After North America and Asia, Coach also extended its global footprint in Europe. It is also investing in rapidly emerging markets, such as Vietnam, Indonesia, Brazil, Venezuela, Colombia, Panama, Chile, Peru and Kuwait to bolster its popularity.
Management achieved more than $300 million in sales in China during fiscal 2012, and expects to achieve at least $400 million in sales in fiscal 2013. As a part of its strategy to directly control certain Asian markets, Coach is now directly operating domestic retail businesses in Singapore and Taiwan. The company is under discussion to acquire Malaysian domestic business and Korean retail business in the first quarter of 2013.
Coach maintains a healthy balance sheet with significant cash balance and negligible debt load. Also, the company has been proactively managing its cash flows by making prudent capital investments and enhancing shareholder returns. The company’s strong liquidity positions it well to drive future growth.
The company ended the fourth quarter of 2012 with cash, cash equivalents and short-term investments of $917.2 million and total long-term debt of $23.4 million. Coach also notified that it bought back approximately 2.5 million shares at a cost of $67.79 per share, aggregating $169 million, and generated free cash flow of $210 million during the quarter.

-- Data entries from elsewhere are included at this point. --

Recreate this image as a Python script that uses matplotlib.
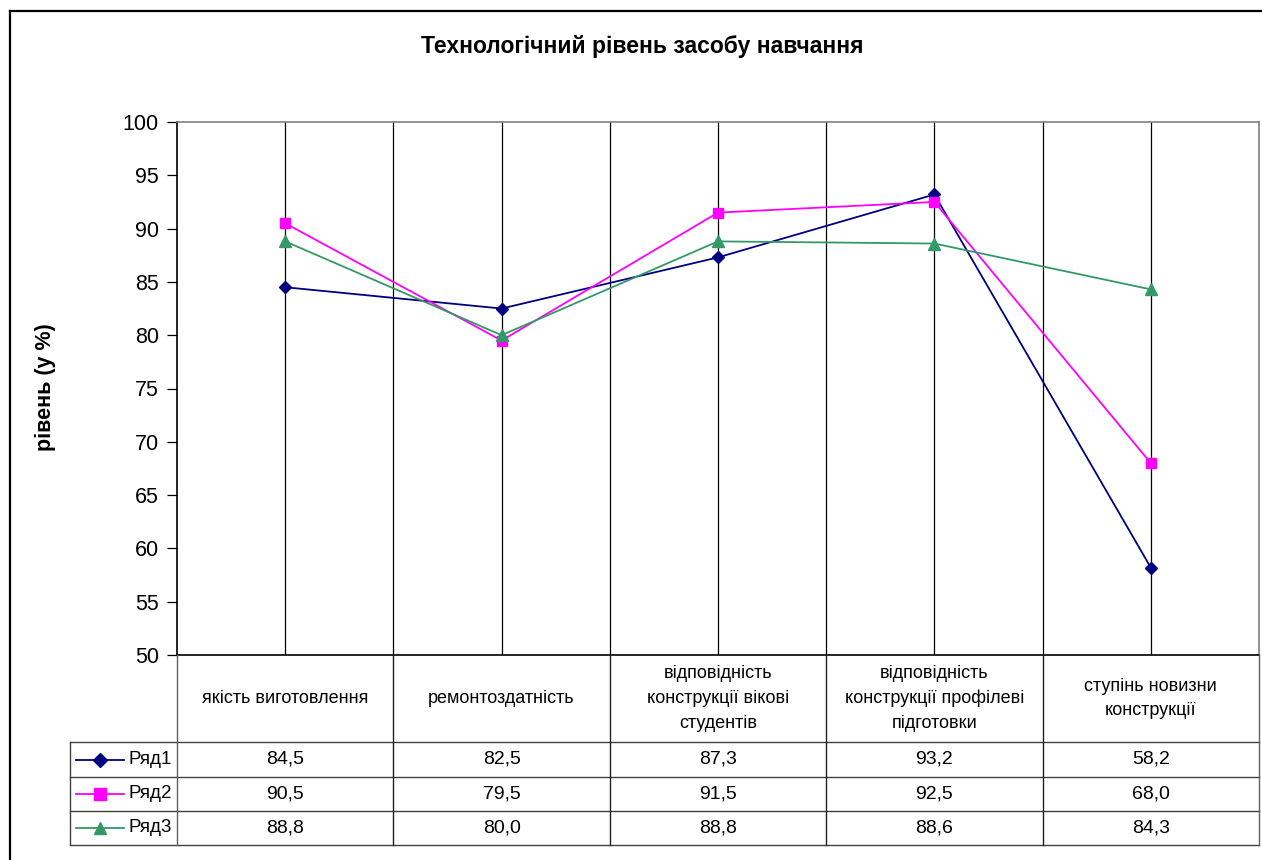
import matplotlib.pyplot as plt
from matplotlib.lines import Line2D
import numpy as np

plt.rcParams["font.family"] = ["Liberation Sans", "DejaVu Sans"]

categories = ["якість виготовлення",
              "ремонтоздатність",
              "відповідність\nконструкції вікові\nстудентів",
              "відповідність\nконструкції профілеві\nпідготовки",
              "ступінь новизни\nконструкції"]
series_names = ["Ряд1", "Ряд2", "Ряд3"]
ryad1 = [84.5, 82.5, 87.3, 93.2, 58.2]
ryad2 = [90.5, 79.5, 91.5, 92.5, 68.0]
ryad3 = [88.8, 80.0, 88.8, 88.6, 84.3]
y_ticks = [50, 55, 60, 65, 70, 75, 80, 85, 90, 95, 100]

COLORS = ["#000080", "#FF00FF", "#339966"]
MARKERS = ["D", "s", "^"]
MSIZES = [6, 7, 8]

W, H = 1262, 860
fig = plt.figure(figsize=(W / 100, H / 100), dpi=100)
fig.patch.set_facecolor("white")

def fx(px):
    return px / W

def fy(py):
    return 1 - py / H

# outer chart border
fig.add_artist(Line2D([fx(10), fx(1275)], [fy(11), fy(11)], color="black", lw=1.6))
fig.add_artist(Line2D([fx(10), fx(10)], [fy(11), fy(875)], color="black", lw=1.6))

left, right, top, bottom = 177, 1259, 122, 655
ax = fig.add_axes([fx(left), fy(bottom), fx(right - left), (bottom - top) / H])
x = np.arange(len(categories))
ax.set_xlim(-0.5, len(categories) - 0.5)
ax.set_ylim(50, 100)

for xv in list(x) + list(x[:-1] + 0.5):
    ax.axvline(xv, color="black", lw=0.9, zorder=1)

for vals, c, m, ms in zip([ryad1, ryad2, ryad3], COLORS, MARKERS, MSIZES):
    ax.plot(x, vals, color=c, marker=m, markersize=ms, lw=1.3, zorder=3)

ax.set_yticks(y_ticks)
ax.set_yticklabels([str(t) for t in y_ticks], fontsize=15.5)
ax.tick_params(axis="y", direction="out", length=7, width=0.9, pad=6)
ax.set_xticks([])
ax.spines["left"].set_color("black")
ax.spines["bottom"].set_color("black")
ax.spines["top"].set_color("#808080")
ax.spines["right"].set_color("#808080")
for s in ax.spines.values():
    s.set_linewidth(1.2)

fig.text(fx(45), fy(387), "рівень (у %)", rotation=90, ha="center", va="center",
         fontsize=15.5, fontweight="bold")
fig.text(fx(642), fy(47), "Технологічний рівень засобу навчання",
         ha="center", va="center", fontsize=16.5, fontweight="bold")

# data table
t_top, t_head, t_bot = 655, 742, 845
tax = fig.add_axes([fx(left), fy(t_bot), fx(right - left), (t_bot - t_top) / H])
tax.set_xlim(-0.5, len(categories) - 0.5)
tax.set_ylim(t_bot, t_top)
tax.axis("off")

row_lines = [742, 777, 811, 845]
leg_left = -0.5 - (left - 70) / ((right - left) / len(categories))
for yv in row_lines:
    tax.plot([leg_left, len(categories) - 0.5], [yv, yv], color="#404040", lw=1.0, clip_on=False)
for xv in np.arange(len(categories) + 1) - 0.5:
    tax.plot([xv, xv], [t_top, t_bot], color="#202020" if 0 < xv < 4 else "#606060",
             lw=1.0, clip_on=False)
tax.plot([leg_left, leg_left], [t_head, t_bot], color="#404040", lw=1.0, clip_on=False)

for i, cat in enumerate(categories):
    tax.text(i, (t_top + t_head) / 2, cat, ha="center", va="center",
             fontsize=13, linespacing=1.6)

for r, (name, vals, c, m, ms) in enumerate(zip(series_names, [ryad1, ryad2, ryad3],
                                               COLORS, MARKERS, MSIZES)):
    yc = (row_lines[r] + row_lines[r + 1]) / 2
    for i, v in enumerate(vals):
        tax.text(i, yc, f"{v:.1f}".replace(".", ","), ha="center", va="center", fontsize=14)
    x0 = leg_left + 0.03
    x1 = leg_left + 0.25
    tax.plot([x0, x1], [yc, yc], color=c, lw=1.3, clip_on=False)
    tax.plot([(x0 + x1) / 2], [yc], color=c, marker=m, markersize=ms + 1, clip_on=False)
    tax.text(x1 + 0.02, yc, name, ha="left", va="center", fontsize=13.5)

fig.savefig("out.png", dpi=100, facecolor="white")
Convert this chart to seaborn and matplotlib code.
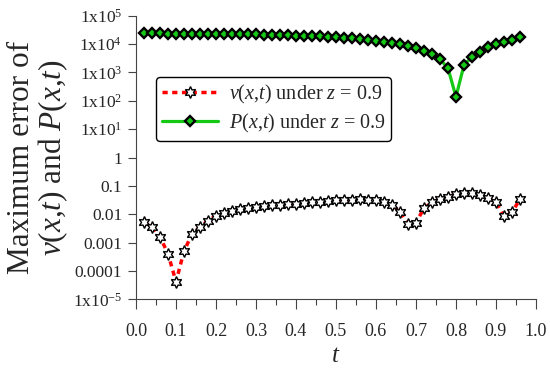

Amidst sluggish recovery in the economy, Coach posted fourth-quarter 2012 earnings of 86 cents a share that beat the Zacks Consensus Estimate by a penny, and increased 27% from 68 cents earned in the prior-year quarter, buoyed by healthy top-line growth on the back of strong sales in China.
Coach, said that net sales for the quarter came in at $1,155.2 million, up 12% from the year-ago quarter, but below the Zacks Consensus Estimate of $1,197 million.
The rise in sales was a positive indication for the luxury-goods market, which was battered by the recent economic upheaval. Coach’s sustained focus on store sales productivity, online sales initiatives, merchandising, marketing and strategic pricing have helped it remain afloat in a difficult consumer environment. The company remains optimistic about its unisex Legacy lifestyle collection, dedicated Men's stores and international growth opportunities to counter the soft consumer scenario in North America and dull economic environment.
Coach sells products that are discretionary in nature. Its customers remain sensitive to macroeconomic factors including interest rate hikes, increase in fuel and energy costs, credit availability, unemployment levels and high household debt levels, which may negatively impact their discretionary spending, and in turn, the company’s growth and profitability. Therefore, we remain concerned about erratic consumer behavior and sluggish recovery in the economy.
Fashion obsolescence remains the main concern for Coach’s business model, which requires sustained focus on product and design innovation. The company’s pioneer position may be compromised by delays in its product launches.
Given the pros and cons, we prefer to have a long-term Neutral recommendation on the stock with a price target of $63.00. However, Coach, which competes with Ralph Lauren Corporation (RL - Analyst Report) , holds a Zacks #4 Rank that translates into a short-term Sell rating.